The Primary and Middle School Curriculum at PAIS follows the Common Core State Standards Initiative. Grades 11 to 12 follow the International Baccalaureate Diploma Programme (IBDP), and Pre-IB for Grades 9 and 10.

Some of the key learning areas from kindergarten to grade 10 are as follows:
- English Language Arts
- Mathematics
- Science
- Information Technology
- History and Social Science
- Health and Physical Education
- Fine Arts
- Thai Language and Culture

==Uniform==
For Kindergarten, the uniform is blue checkered shorts or skirts, yellow shirts, white socks, and formal shoes. In Primary and Middle School, boys wear black pants, and skirts for girls are also checkered blue, but the color of the shirts are blue and comes both in short or long sleeves. In High School, boys wear black pants and light blue shirt with grey collar, while girls still wear the blue checkered skirts but with a matching blue long-sleeves blouses. Sports uniform for all students consists of dark blue tracksuit pants and sneakers and blue sports shirts. House Color shirts comes in four colors: red, yellow, green, and blue and can be worn with their P.E. tracksuit pants, or school pants for boys and school skirts for girls.

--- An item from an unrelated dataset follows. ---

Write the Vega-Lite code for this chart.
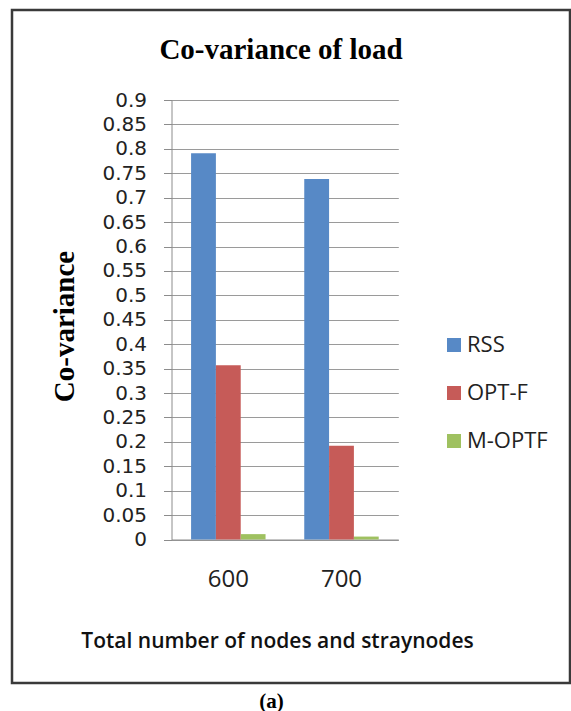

==School calendar and events==
The school year is divided into two semesters. The first semester runs from mid-August to mid-December and students observe the Eid al-Fitr Muslim holiday that marks the end of Ramadan, the Islamic holy month of fasting, and Eid al-Adha as well as Loy Krathong. The first semester culminates in a celebration of International Day with performances and displays.

The second semester runs from January to mid-June and includes Sports Day, Makha Bucha, Songkran Holidays, Earth Day and Graduation Day for Kindergarten 3 classes.

==House system==
Students are assigned to the Blue, Green, Red or Yellow house and compete for the House Color Cup, notably at the annual Sports Day. Representatives from each house are chosen to form a Student Council.